Ingredients
The following ingredients have 6 Servings
- 500 g cherries (pitted, 1.1 lbs (Notes 2 and 3))
- 60 g unsalted butter (2 oz/ ¼ cup , room temperature + some butter flakes)
- 125 g granulated sugar (4.5 oz/ ½ cup + 2 tablespoons )
- 1 tablespoon vanilla sugar or 1 teaspoon vanilla extract
- zest of ½ organic lemon
- 3 large eggs
- 125 g semolina (4.5 oz/ ½ cup + 2 tablespoons )
- 150 g all-purpose flour (5.3 oz/ 1 ¼ cups )
- 3 teaspoons baking powder
- 240 ml milk (8 fl.oz/ 1 cup )
Instruction
- Preheat the oven to 180 degrees Celsius/ 350 degrees Fahrenheit. Butter well a medium casserole dish of about 19x23 cm/ 7x8 inches.
- Pit the cherries and weigh the 500 g/ 1.1 lbs after pitting. If using frozen cherries, defrost them and dry with kitchen paper. If using canned cherries, let them drain well.
- Mix the soft butter and the sugar until foamy. Add the vanilla sugar or extract, the lemon zest, eggs and semolina and stir again to incorporate everything.

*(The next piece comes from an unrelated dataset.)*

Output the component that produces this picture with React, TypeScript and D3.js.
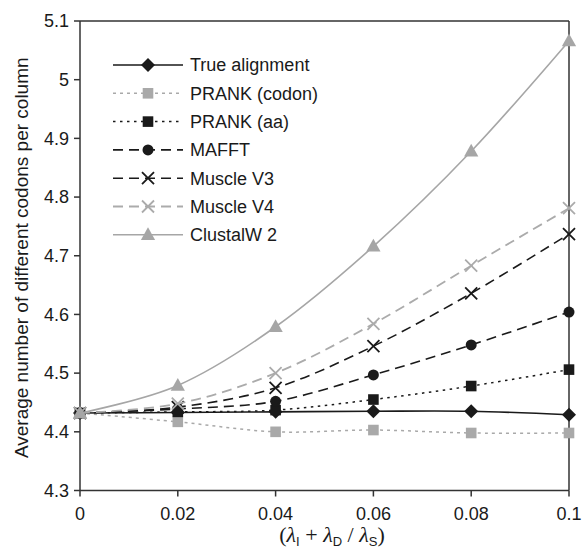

- Mix the flour and the baking powder and sieve them over the rest of the ingredients. Incorporate carefully using a spatula and add the milk little by little, stirring carefully. Add the pitted cherries to the mixture.
- Bake: Pour the batter into the prepared dish. Sprinkle with some butter flakes and bake for about 40-45 minutes or until a skewer inserted in the middle comes out clean but still very slightly wet.
- Dust with some icing sugar if desired and serve hot, warm or cold with vanilla sauce.